Search the listing below for the word "document" and copy each line that holds it.

• • • • • • •

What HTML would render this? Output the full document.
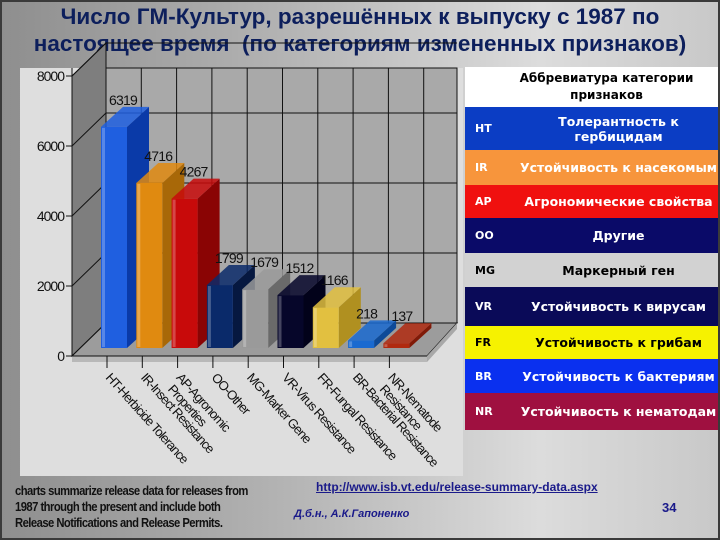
<!DOCTYPE html>
<html><head><meta charset="utf-8">
<style>
html,body{margin:0;padding:0}
body{width:720px;height:540px;overflow:hidden;position:relative;font-family:"Liberation Sans","Noto Sans CJK SC",sans-serif;
background:linear-gradient(90deg,#8e8e8e 0%,#b4b4b4 40%,#dcdcdc 75%,#c8c8c8 100%);}
.frame{position:absolute;left:0;top:0;width:716px;height:536px;border:2px solid #3a3a3a}
.title{position:absolute;left:0;top:3px;width:720px;text-align:center;font-weight:bold;font-size:22.5px;line-height:27px;color:#0d1f5c;white-space:nowrap}
.legend{position:absolute;left:465px;top:67px;width:253px;border-collapse:collapse;font-family:"DejaVu Sans",sans-serif;font-weight:bold}
.legend td{padding:0;font-size:12.5px}
.legend .ab{width:44px;padding-left:10px;font-size:11px}
.legend .tx{text-align:center}
.note{position:absolute;left:15px;top:483px;font-size:12.5px;line-height:16px;font-weight:bold;color:#111;letter-spacing:-0.6px;transform:scaleX(0.9);transform-origin:0 0;white-space:nowrap}
.link{position:absolute;left:316px;top:480px;font-size:12px;font-weight:bold;color:#1a1a8a;text-decoration:underline}
.auth{position:absolute;left:294px;top:508px;font-size:11px;font-weight:bold;font-style:italic;color:#1a1a8a}
.pg{position:absolute;left:662px;top:500px;font-size:13px;font-weight:bold;color:#1a1a8a}
</style></head><body>
<div class="frame"></div>
<div class="title">Число ГМ-Культур, разрешённых к выпуску с 1987 по<br>настоящее время &nbsp;(по категориям измененных признаков)</div>
<svg id="chart" style="position:absolute;left:0;top:0" width="720" height="540"></svg>
<table class="legend">
<tr style="height:40px;background:#fff;color:#000"><td colspan="2" class="tx" style="font-size:12px;line-height:17px;padding-left:30px">Аббревиатура категории<br>признаков</td></tr>
<tr style="height:43px;background:#0b3dc4;color:#fff"><td class="ab">HT</td><td class="tx">Толерантность к<br>гербицидам</td></tr>
<tr style="height:35px;background:#f7953c;color:#fff"><td class="ab">IR</td><td class="tx">Устойчивость к насекомым</td></tr>
<tr style="height:33px;background:#f0100f;color:#fff"><td class="ab">AP</td><td class="tx">Агрономические свойства</td></tr>
<tr style="height:35px;background:#0a0a68;color:#fff"><td class="ab">OO</td><td class="tx">Другие</td></tr>
<tr style="height:34px;background:#d2d2d2;color:#000"><td class="ab">MG</td><td class="tx">Маркерный ген</td></tr>
<tr style="height:39px;background:#0a0a58;color:#fff"><td class="ab">VR</td><td class="tx">Устойчивость к вирусам</td></tr>
<tr style="height:33px;background:#f6f200;color:#000"><td class="ab">FR</td><td class="tx">Устойчивость к грибам</td></tr>
<tr style="height:34px;background:#0a30ef;color:#fff"><td class="ab">BR</td><td class="tx">Устойчивость к бактериям</td></tr>
<tr style="height:37px;background:#9f1040;color:#fff"><td class="ab">NR</td><td class="tx">Устойчивость к нематодам</td></tr>
</table>
<div class="note">charts summarize release data for releases from<br>1987 through the present and include both<br>Release Notifications and Release Permits.</div>
<div class="link">http://www.isb.vt.edu/release-summary-data.aspx</div>
<div class="auth">Д.б.н., А.К.Гапоненко</div>
<div class="pg">34</div>
<script>
const categories=["HT-Herbicide Tolerance","IR-Insect Resistance","AP-Agronomic|Properties","OO-Other","MG-Marker Gene","VR-Virus Resistance","FR-Fungal Resistance","BR-Bacterial Resistance","NR-Nematode|Resistance"];
const values=[6319,4716,4267,1799,1679,1512,1166,218,137];
const yTicks=[0,2000,4000,6000,8000];
const frontColors=["#1f5fe0","#e08a10","#c80a0a","#0a2a6a","#9a9a9a","#06062a","#e2c040","#1a6ad0","#b02a10"];
const sideColors=["#0a3aa8","#a86808","#8a0404","#061840","#6a6a6a","#02021a","#b09020","#0e4a98","#801a08"];
const NS="http://www.w3.org/2000/svg";
const svg=document.getElementById('chart');
function mk(t,a,p){const e=document.createElementNS(NS,t);for(const k in a)e.setAttribute(k,a[k]);(p||svg).appendChild(e);return e;}
const X0=72,Y0=356,DX=34,DY=-33,SCALE=280/8000,STEP=35.3,RIGHT=427;
function y(v){return Y0-v*SCALE;}
function xc(i){return 107+i*STEP;}
const panel=mk('rect',{x:20,y:68,width:443,height:408,fill:'#dedede'});

mk('rect',{x:X0+DX,y:68,width:RIGHT+DX-X0-DX-4,height:y(0)+DY-68,fill:'#a9a9a9',stroke:'#111','stroke-width':1});
mk('polygon',{points:`${X0},${y(8000)} ${X0+DX},${y(8000)+DY} ${X0+DX},${y(0)+DY} ${X0},${y(0)}`,fill:'#7e7e7e',stroke:'#111'});
yTicks.forEach(t=>{
  const l=mk('line',{x1:X0+DX,y1:y(t)+DY,x2:RIGHT+DX-4,y2:y(t)+DY,stroke:'#111'});
  
  mk('line',{x1:X0,y1:y(t),x2:X0+DX,y2:y(t)+DY,stroke:'#111'});
  mk('line',{x1:X0-6,y1:y(t),x2:X0,y2:y(t),stroke:'#111'});
  const tx=mk('text',{x:X0-8,y:y(t)+5,'text-anchor':'end','font-size':14,fill:'#111','letter-spacing':'-1'});
  tx.textContent=t;
});
for(let i=0;i<10;i++){mk('line',{x1:106+i*STEP,y1:68,x2:106+i*STEP,y2:y(0)+DY,stroke:'#111'});}
mk('polygon',{points:`${X0},${Y0} ${X0+DX},${Y0+DY} ${RIGHT+DX-4},${Y0+DY} ${RIGHT},${Y0}`,fill:'#9c9c9c',stroke:'#111'});
mk('polygon',{points:`${X0},${Y0} ${RIGHT},${Y0} ${RIGHT},${Y0+6} ${X0},${Y0+6}`,fill:'#b8b8b8'});
mk('polygon',{points:`${RIGHT},${Y0} ${RIGHT+DX-4},${Y0+DY} ${RIGHT+DX-4},${Y0+DY+6} ${RIGHT},${Y0+6}`,fill:'#a8a8a8'});
mk('line',{x1:X0,y1:68,x2:X0,y2:Y0,stroke:'#111'});
mk('line',{x1:X0,y1:Y0,x2:RIGHT,y2:Y0,stroke:'#111'});
const BW=26,BDX=22,BDY=-20,BASE=-8;
values.forEach((v,i)=>{
  const l=xc(i)-6,b=y(0)+BASE,t=b-v*SCALE;
  const g=mk('g',{});
  
  
  mk('polygon',{points:`${l+BW},${b} ${l+BW+BDX},${b+BDY} ${l+BW+BDX},${t+BDY} ${l+BW},${t}`,fill:sideColors[i]},g);
  mk('polygon',{points:`${l},${t} ${l+BDX},${t+BDY} ${l+BW+BDX},${t+BDY} ${l+BW},${t}`,fill:frontColors[i],'fill-opacity':0.85},g);
  mk('rect',{x:l,y:t,width:BW,height:v*SCALE,fill:frontColors[i]},g);
  mk('rect',{x:l+1,y:t+1,width:3,height:Math.max(0,v*SCALE-2),fill:'#fff','fill-opacity':0.25},g);
  const lb=mk('text',{x:l+8,y:t+BDY-2,'font-size':14,fill:'#111','letter-spacing':'-0.8'});
  lb.textContent=v;
  mk('line',{x1:xc(i),y1:Y0,x2:xc(i),y2:Y0+12,stroke:'#111'});
  const px=xc(i)-2,py=Y0+22;
  const ct=mk('text',{x:px,y:py,'font-size':13,fill:'#111','letter-spacing':'-0.9',transform:`rotate(48 ${px} ${py})`});
  
  const parts=categories[i].split('|');
  parts.forEach((p,k)=>{const ts=mk('tspan',{x:px+(k?3:0),dy:k?14:0},ct);ts.textContent=p;});
});
</script>
</body></html>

• • • • • • •

Response to the exercise:
What HTML would render this? Output the full document.
const svg=document.getElementById('chart');
function mk(t,a,p){const e=document.createElementNS(NS,t);for(const k in a)e.setAttribute(k,a[k]);(p||svg).appendChild(e);return e;}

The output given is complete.